I called Schwab and they are closing the account and will issue new Debit Cards, new Checks with new account numbers within two days via Fed Ex.  That's pretty good service wouldn't you say?


----------



## Marie5656 (Dec 7, 2017)

*Great service. Sorry this happened to you.  Are they reimbursing the money to you, or are you out that amount?*


----------



## Lon (Dec 7, 2017)

Marie5656 said:


> *Great service. Sorry this happened to you.  Are they reimbursing the money to you, or are you out that amount?*



Full reimbursement.


----------



## MarkinPhx (Dec 7, 2017)

Sorry that it happened to you but damn good testimonial for Charles Schwab. I know most places would eventually reimburse in a situation like this but for them to do it so quickly is outstanding.


----------



## terry123 (Dec 7, 2017)

Any time I have had that happen with credit cards or my Edward Jones accounts, service has been fast as yours, Lon.  Mistakes have been fully refunded and new cards issued within 3 days. It amazes me how fast they can respond.  It helps that I have put alerts on all accounts so I am called immediately if something goes over the limit I have set.  Going to visit family right after Christmas so I will alert Bank of America that I will be using a credit card in Louisiana so there will be no problem.


----------



## Ruthanne (Dec 8, 2017)

I had a fraudulent action on my account a few mos. ago too.  It was for far far less but the bank issued me a new card right away.


----------



## Bullie76 (Dec 9, 2017)

No experience with actually taking a hit on any accounts but Fidelity called me once indicating they detected someone trying to tamper with my acct. They changed all my acct numbers and issued a new debit card. That was 7 years ago or so. They stressed running virus protection software regularly. I mainly use a Chromebook now which is more secure than Window machines. Still have to use common sense, but overall safer.


----------



## Aunt Bea (Dec 9, 2017)

Bullie76 said:


> *No experience with actually taking a hit on any accounts but Fidelity called me once indicating they detected someone trying to tamper with my acct.* They changed all my acct numbers and issued a new debit card. That was 7 years ago or so. They stressed running virus protection software regularly. I mainly use a Chromebook now which is more secure than Window machines. Still have to use common sense, but overall safer.

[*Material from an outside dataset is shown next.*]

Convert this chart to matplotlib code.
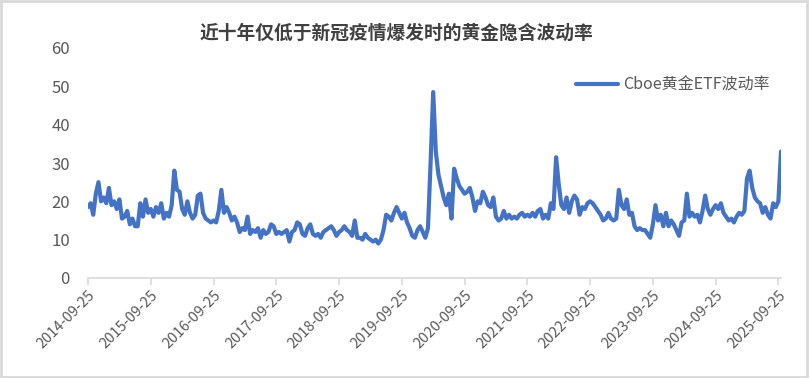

I had a similar incident with my Vanguard account a few years ago.  The person I spoke with laughed and said not to worry it happens all the time.  I shut down the internet access to the account and do any business I need to over the telephone.  It's not a big inconvenience for me because I only make a trade or redemption once or twice a year.  As I get older I would like to be able to use the internet for banking, bill paying, etc... but I am just not comfortable with it when I continue to read about massive security issues every few months.


----------



## OneEyedDiva (Jan 7, 2018)

I'm sorry this happened to you but it's good that it was resolved quickly and relatively painlessly. Schwab is my favorite brokerage to deal with since I have had nothing but positive experiences with them both online and by phone. Their website is very user friendly.  I never opened a checking account through them, however because I don't need a third checking account.


----------



## Pappy (Jan 7, 2018)

I had a incident last year...for a lousy $8.00. Had to wait for new cards and got the eight bucks back. Chase credit card.


----------



## jujube (Jan 7, 2018)

The last fraudulent charge that I had was for less than $5.  There was a Netflix charge on my VISA.  I don't and have never had a Netflix account, so that alerted me.

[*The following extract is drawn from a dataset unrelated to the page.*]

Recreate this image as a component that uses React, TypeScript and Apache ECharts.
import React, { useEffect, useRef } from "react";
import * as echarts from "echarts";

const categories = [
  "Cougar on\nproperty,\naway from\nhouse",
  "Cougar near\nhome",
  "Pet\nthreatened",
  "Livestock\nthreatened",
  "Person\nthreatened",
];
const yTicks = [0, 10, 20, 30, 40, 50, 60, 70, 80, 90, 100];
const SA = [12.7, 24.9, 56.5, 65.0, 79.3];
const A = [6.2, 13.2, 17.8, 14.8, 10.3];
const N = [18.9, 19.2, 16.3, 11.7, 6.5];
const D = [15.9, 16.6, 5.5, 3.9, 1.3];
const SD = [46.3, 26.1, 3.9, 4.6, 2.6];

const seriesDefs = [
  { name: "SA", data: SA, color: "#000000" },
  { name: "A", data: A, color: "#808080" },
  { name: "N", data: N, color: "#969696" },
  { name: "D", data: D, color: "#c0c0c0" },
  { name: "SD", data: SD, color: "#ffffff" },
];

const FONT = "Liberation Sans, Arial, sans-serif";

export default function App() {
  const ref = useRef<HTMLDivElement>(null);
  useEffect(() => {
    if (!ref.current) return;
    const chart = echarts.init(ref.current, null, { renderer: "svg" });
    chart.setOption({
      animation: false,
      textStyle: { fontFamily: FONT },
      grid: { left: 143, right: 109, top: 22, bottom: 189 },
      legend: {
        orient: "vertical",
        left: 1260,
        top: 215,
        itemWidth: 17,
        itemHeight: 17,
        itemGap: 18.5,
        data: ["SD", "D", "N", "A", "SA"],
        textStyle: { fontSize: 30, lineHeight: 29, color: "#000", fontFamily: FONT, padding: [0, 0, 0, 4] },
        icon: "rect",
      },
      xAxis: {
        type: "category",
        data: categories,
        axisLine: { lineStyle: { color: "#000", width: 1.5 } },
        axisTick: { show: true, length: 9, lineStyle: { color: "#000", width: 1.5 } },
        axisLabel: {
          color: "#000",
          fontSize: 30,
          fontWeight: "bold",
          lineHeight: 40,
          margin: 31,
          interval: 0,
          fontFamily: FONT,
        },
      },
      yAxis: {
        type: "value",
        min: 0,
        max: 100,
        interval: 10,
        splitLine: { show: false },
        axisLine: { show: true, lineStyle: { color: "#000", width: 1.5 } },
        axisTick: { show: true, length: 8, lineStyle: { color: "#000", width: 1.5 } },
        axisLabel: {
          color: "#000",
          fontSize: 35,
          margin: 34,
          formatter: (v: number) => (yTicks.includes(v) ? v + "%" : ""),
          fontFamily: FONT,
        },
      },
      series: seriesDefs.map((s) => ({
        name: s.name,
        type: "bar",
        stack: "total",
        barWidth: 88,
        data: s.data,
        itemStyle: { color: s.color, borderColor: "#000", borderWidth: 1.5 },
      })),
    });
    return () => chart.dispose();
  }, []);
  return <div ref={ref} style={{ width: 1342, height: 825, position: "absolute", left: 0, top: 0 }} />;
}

The man at the bank said that often the hackers will do a very small charge to make sure the account is valid. Then once they see it is a good account and that you probably haven't noticed the small hack, they'll go in for the kill.   If I were a frequent Netflix user, I probably wouldn't have even noticed the extra entry. 

It was a pain in the patootie to have to get new cards, but of course the charge was reversed.


----------



## AZ Jim (Jan 7, 2018)

I had a similar problem.  Wells Fargo overnighted a replacement card, cancelled the amount.


----------



## C'est Moi (Jan 7, 2018)

Pappy said:


> I had a incident last year...for a lousy $8.00. Had to wait for new cards and got the eight bucks back. Chase credit card.



I have read that scammers first try a small amount to see if the transaction will go through.   When it does, they move to larger amounts.

ETA:   Sorry, I see that jujube already said this in the post above.       Need more coffee.


----------



## C'est Moi (Jan 7, 2018)

I have set up alerts to my cellphone on all debit, credit cards and our bank accounts.   Since we have several "autopay" bill pays set up and "one of us" likes to shop online, my cellphone stays busy "dinging".   Oops.


----------